これにより、アスタキサンチンを含む飲料に発生する特有の海藻臭を抑制でき、その結果飲料の風味を改善することができる。
【0035】
以上、本発明の実施形態について述べたが、これらは本発明の例示であり、上記以外の様々な構成を採用することもできる。
【実施例1】
【0036】
以下、本発明を実施例および比較例により説明するが、本発明はこれらに限定されるものではない。
【0037】
<実施例1〜5、比較例1>
表1に示す配合比率となるように、果糖ぶどう糖液糖(異性化糖含有率:55質量%)、アスタキサンチン製剤(太陽化学社製、サンアクティブ AX−310、アスタキサンチン濃度1.1質量%、ヘマトコッカス藻由来)、精製塩(食塩)、L−アスコルビン酸、香料(ストロベリーフレーバーおよびアセロラフレーバー)、酸味料を、予め純水に溶解させてから添加混合した。次いで、得られた混合液をフラッシュ・パスツリゼーション法(FP殺菌法)により殺菌後、容器に充填し、容器詰め飲料をそれぞれ得た。なお、上記の純水としては、ナトリウムなどのミネラル成分が検出されなかったものを使用した。
また、得られた容器詰め飲料のブリックス値、クエン酸酸度、pHおよびナトリウムイオン量は、それぞれ表1に示す通りであった。

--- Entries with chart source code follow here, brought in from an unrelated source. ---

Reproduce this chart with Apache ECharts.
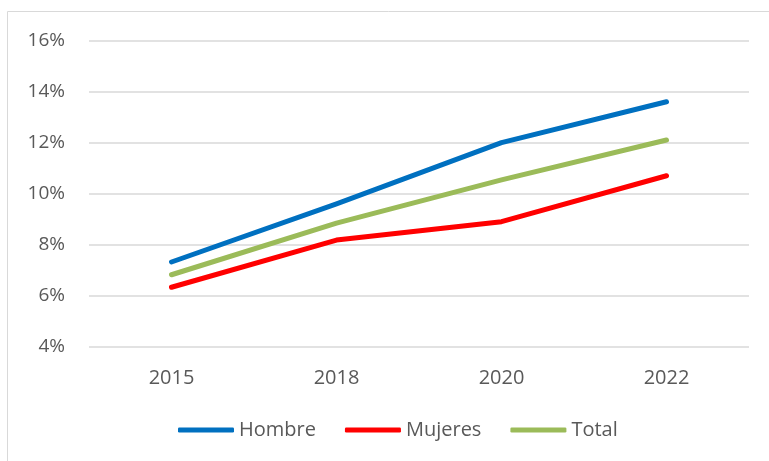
<!DOCTYPE html>
<html><head><meta charset="utf-8">
<script src="https://cdn.jsdelivr.net/npm/echarts@6/dist/echarts.min.js"></script>
<style>html,body{margin:0;padding:0;background:#fff}#c{width:769px;height:461px}</style>
</head><body><div id="c"></div>
<script>
const categories = ['2015', '2018', '2020', '2022'];
const hombre = [7.32, 9.6, 12.0, 13.6];
const mujeres = [6.33, 8.18, 8.9, 10.7];
const total = [6.82, 8.84, 10.54, 12.1];
const seriesNames = ['Hombre', 'Mujeres', 'Total'];
const colors = ['#0070C0', '#FF0000', '#9BBB59'];
const font = 'Open Sans, Liberation Sans, sans-serif';
const chart = echarts.init(document.getElementById('c'));
const mk = (name, data, color) => ({
  name, type: 'line', data, symbol: 'none', color,
  lineStyle: { width: 5, color, cap: 'round', join: 'round' }
});
chart.setOption({
  animation: false,
  graphic: [{ type: 'rect', shape: { x: 7.5, y: 11.5, width: 800, height: 500 },
    style: { fill: 'none', stroke: '#d9d9d9', lineWidth: 1 }, silent: true }],
  grid: { left: 89, right: 20, top: 40.5, bottom: 114.3 },
  legend: {
    data: seriesNames, top: 420, left: 178, padding: 0,
    icon: 'roundRect', itemWidth: 56, itemHeight: 5, itemGap: 29,
    textStyle: { fontFamily: font, fontSize: 20, color: '#595959' }
  },
  xAxis: {
    type: 'category', data: categories, boundaryGap: true,
    axisLine: { show: false }, axisTick: { show: false },
    axisLabel: { fontFamily: font, fontSize: 20, color: '#595959', margin: 22 }
  },
  yAxis: {
    type: 'value', min: 4, max: 16, interval: 2,
    axisLine: { show: false }, axisTick: { show: false },
    splitLine: { lineStyle: { color: '#d9d9d9', width: 1.5 } },
    axisLabel: { fontFamily: font, fontSize: 19, color: '#595959', margin: 24, formatter: v => v + '%' }
  },
  series: [mk('Hombre', hombre, colors[0]), mk('Mujeres', mujeres, colors[1]), mk('Total', total, colors[2])]
});
</script></body></html>
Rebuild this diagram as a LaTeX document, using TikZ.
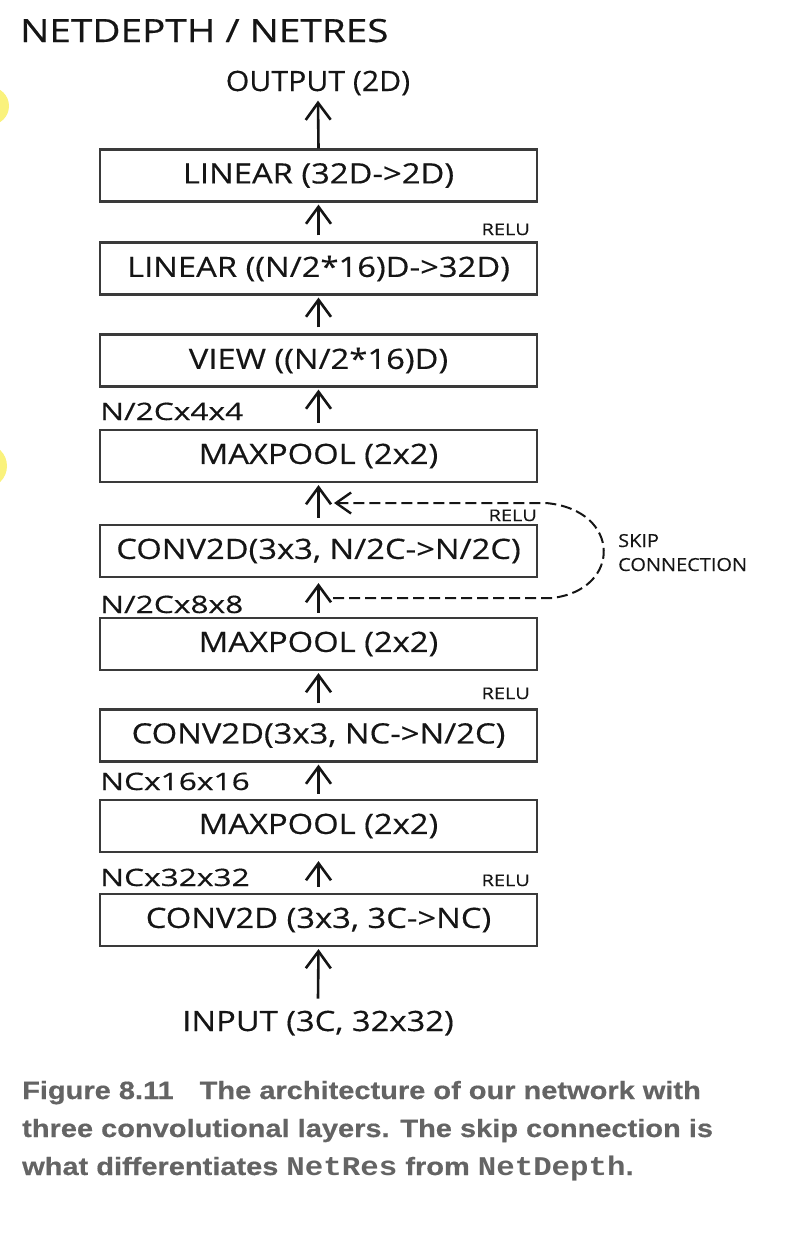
\documentclass[tikz,border=0pt]{standalone}
\usepackage{fontspec}
\setmainfont{Open Sans}
\newfontfamily\handB[FakeStretch=1.17,FakeBold=0.4]{Open Sans}
\newfontfamily\handO[FakeStretch=1.08,FakeBold=0.4]{Open Sans}
\newfontfamily\handT[FakeStretch=1.21,FakeBold=0.4]{Open Sans}
\newfontfamily\handD[FakeStretch=1.32,FakeBold=0.4]{Open Sans}
\newfontfamily\handR[FakeStretch=1.25,FakeBold=0.3]{Open Sans}
\newfontfamily\handS[FakeStretch=1.11,FakeBold=0.3]{Open Sans}
\newfontfamily\capfont[FakeStretch=1.16,FakeBold=0.5]{Liberation Sans}
\newfontfamily\capmono[FakeStretch=1.14]{Liberation Mono}
\usetikzlibrary{arrows.meta}
\definecolor{ink}{HTML}{151515}
\definecolor{boxline}{HTML}{3A3A3A}
\definecolor{capgray}{HTML}{646464}
\definecolor{hl}{HTML}{FAF27C}
\tikzset{
  layer/.style={draw=boxline, line width=2.2pt, minimum width=437pt, minimum height=52pt, inner sep=0pt,
    text=ink, font=\handB\fontsize{28}{30}\selectfont},
  flow/.style={draw=ink, line width=2.6pt, -{Straight Barb[length=17pt,width=25pt,line width=2.6pt]}},
  skipline/.style={draw=ink, line width=2pt, dash pattern=on 11pt off 5pt,
    -{Straight Barb[length=15pt,width=21pt,line width=2.4pt]}},
  bigtxt/.style={text=ink, inner sep=0pt, font=\handB\fontsize{28}{30}\selectfont},
  dimtxt/.style={text=ink, inner sep=0pt, anchor=base west, font=\handD\fontsize{24}{26}\selectfont},
  relutxt/.style={text=ink, inner sep=0pt, anchor=base east, font=\handR\fontsize{16}{18}\selectfont},
  skiptxt/.style={text=ink, inner sep=0pt, anchor=base west, font=\handS\fontsize{18}{22}\selectfont},
  captxt/.style={text=capgray, inner sep=0pt, anchor=base west, font=\capfont\bfseries\fontsize{25}{30}\selectfont},
}
\begin{document}
\begin{tikzpicture}[x=1pt,y=-1pt]
\useasboundingbox (0,0) rectangle (788,1243);
\begin{scope}
\clip (0,0) rectangle (788,1243);
\fill[hl] (-10,106) circle (19pt);
\fill[hl] (-15,466) circle (22pt);
\end{scope}

\node[text=ink, inner sep=0pt, anchor=base west, font=\handT\fontsize{32}{34}\selectfont] (title) at (20,42) {NETDEPTH / NETRES};

\node[bigtxt, font=\handO\fontsize{28}{30}\selectfont, anchor=base] (out) at (318,91) {OUTPUT (2D)};
\node[layer] (b1) at (318.5,175.5) {LINEAR (32D->2D)};
\node[layer] (b2) at (318.5,268.5) {LINEAR ((N/2*16)D->32D)};
\node[layer] (b3) at (318.5,360.5) {VIEW ((N/2*16)D)};
\node[layer] (b4) at (318.5,456) {MAXPOOL (2x2)};
\node[layer] (b5) at (318.5,551) {CONV2D(3x3, N/2C->N/2C)};
\node[layer] (b6) at (318.5,644) {MAXPOOL (2x2)};
\node[layer] (b7) at (318.5,735.5) {CONV2D(3x3, NC->N/2C)};
\node[layer] (b8) at (318.5,826) {MAXPOOL (2x2)};
\node[layer] (b9) at (318.5,920) {CONV2D (3x3, 3C->NC)};
\node[bigtxt, anchor=base] (in) at (318,1031) {INPUT (3C, 32x32)};

\draw[flow] (b1.north) -- ([yshift=-5pt]out.south);
\draw[flow] ([yshift=6pt]b2.north) -- ([yshift=-2pt]b1.south);
\draw[flow] ([yshift=6pt]b3.north) -- ([yshift=-2pt]b2.south);
\draw[flow] ([yshift=6pt]b4.north) -- ([yshift=-2pt]b3.south);
\draw[flow] ([yshift=6pt]b5.north) -- ([yshift=-2pt]b4.south);
\draw[flow] ([yshift=4pt]b6.north) -- ([yshift=-5pt]b5.south);
\draw[flow] ([yshift=5pt]b7.north) -- ([yshift=-2pt]b6.south);
\draw[flow] ([yshift=5pt]b8.north) -- ([yshift=-2pt]b7.south);
\draw[flow] ([yshift=6pt]b9.north) -- ([yshift=-8pt]b8.south);
\draw[flow] ([yshift=12pt]in.north) -- ([yshift=-2pt]b9.south);

\node[relutxt] (r1) at (530,235) {RELU};
\node[relutxt] (r2) at (537,521) {RELU};
\node[relutxt] (r3) at (530,699) {RELU};
\node[relutxt] (r4) at (530,886) {RELU};

\node[dimtxt] (d1) at (100,420) {N/2Cx4x4};
\node[dimtxt] (d2) at (100,613) {N/2Cx8x8};
\node[dimtxt] (d3) at (100,790) {NCx16x16};
\node[dimtxt] (d4) at (100,886) {NCx32x32};

\coordinate (skA) at (333,598);
\coordinate (skB) at (334,503);
\draw[skipline] (skA) -- (552,598) .. controls (622,590) and (622,510) .. (546,503) -- (skB);
\node[skiptxt] (sk1) at (618,547) {SKIP};
\node[skiptxt] (sk2) at (618,571) {CONNECTION};

\node[captxt] (c1) at (22,1099) {Figure 8.11\hspace{26pt}The architecture of our network with};
\node[captxt] (c2) at (22,1137) {three convolutional layers. The skip connection is};
\node[captxt] (c3) at (22,1175) {what differentiates {\capmono\bfseries\fontsize{27}{30}\selectfont NetRes} from {\capmono\bfseries\fontsize{27}{30}\selectfont NetDepth}.};
\end{tikzpicture}
\end{document}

なお、飲料全量に対するアスタキサンチンの含有量は、0.0011質量/体積%であった。
【0038】
・評価
得られた容器詰め飲料について、次の評価を実施した。なお、評価に用いた容器詰め飲料は、製造直後に20℃で12時間以上静置保管したものを使用した。
【0039】
・官能評価試験:実施例1〜5および比較例1の飲料を、それぞれ熟練した5名のパネラーが試飲し、評価項目「おいしさ」、「甘味のよさ」、「酸味のよさ」、「塩味のよさ」、「後味のよさ」、「海藻臭の強さ」それぞれについて評価した。かかる評価では、比較例1の飲料を対照品(コントロール品)、基準値を4点として、実施例1〜5の飲料について、最高点を7点、最低点を1点として7段階評価を実施し、その平均点を結果とした。結果を表1に示す。
【0040】
【表1】
【0041】
表1より、実施例1〜5の飲料は、少なくともリンゴ酸または乳酸のいずれか一方を含むことで、比較例1よりも海藻臭を低減できた。
さらに、無水クエン酸を用いた実施例3,4の飲料は、後味のよさが改善し、おいしさも向上した。すなわち、無水クエン酸と、少なくともリンゴ酸または乳酸のいずれか一方を併用することで、海藻臭を低減できるとともにおいしさを向上でき、甘味、酸味のバランスを良好にできることが分かった。
なお、本発明者は、リンゴ酸と乳酸との比率、クエン酸とリンゴ酸との比率、クエン酸と乳酸との比率を、表1に示された比率から変更した場合であっても、クエン酸と、少なくともリンゴ酸または乳酸のいずれか一方を併用することによって、同様の効果が得られることを確認した。